Dusting meat with flour before searing/browning is optional, but I use this technique whenever I eventually want a thicker sauce. Here’s a great article from The Reluctant Gourmet called Why Flour Meat Before Browning
- In a large dutch oven or a pot with a heavy bottom, heat olive oil on high heat for one minute. Shake off any excess flour, and place pieces of chicken in the pot, skin side down. Do not overcrowd. Leave the chicken for 5 minutes, until golden brown and crispy. Flip the meat and cook for another 5 minutes. Transfer to a plate, and continue with remaining drumsticks and thighs.
One thing that I’ve learned is not to tinker too much with the meat while it’s browning. The purpose of browning meat is two-fold: (1) to render excess fat; and (2) to beautifully caramelize the outside of your meat to maximize flavor. If you smell something starting to burn, turn the heat down to medium-high and adjust the piece of meat. Here’s a great article from The Kitchn on How to Sear Meat Properly.
- Discard all but 1 tablespoon of the fat rendered from the chicken and reduce heat to medium.
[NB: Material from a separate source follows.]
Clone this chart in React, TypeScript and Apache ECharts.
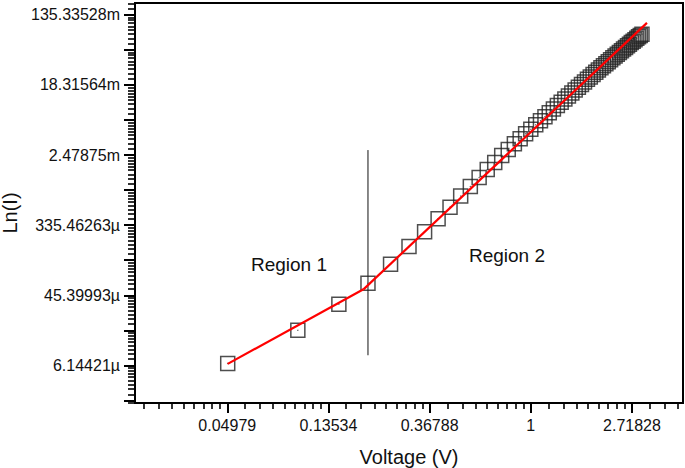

Throw in 2 tablespoons of butter, add chopped onions and stir frequently for 2-3 minutes.The moisture from the cooking onions will grab some of those delicious brown bits stuck to the bottom of the pot.
- Add chopped garlic and cook/stir for another minute.
- Add paprika, cayenne pepper, salt, and freshly ground black pepper, and cook for another minute until the spices are very fragrant. Make sure to stir – burning the spices can lead to a bitter taste.
- Add can of diced tomatoes, water and gently stir. Return chicken drumsticks and thighs to pot. If there isn’t enough liquid to cover the chicken, add a little more. Once the stew comes to a gentle boil, lower the heat and cover the pot. Let it simmer for 45 minutes.
- While the stew is simmering, mix sour cream, flour, and water. Set aside for later use.
- Take the lid off the stew and add green bell peppers and the sour cream and flour mixture. Stir the pot. Cover and let it simmer for another 30 minutes. Taste and add salt based on your preferences.
- Meanwhile, cook jasmine rice as per package instructions.
- Put cooked rice into a bowl, place desired number of chicken pieces on top of rice, and ladle sauce over. Enjoy!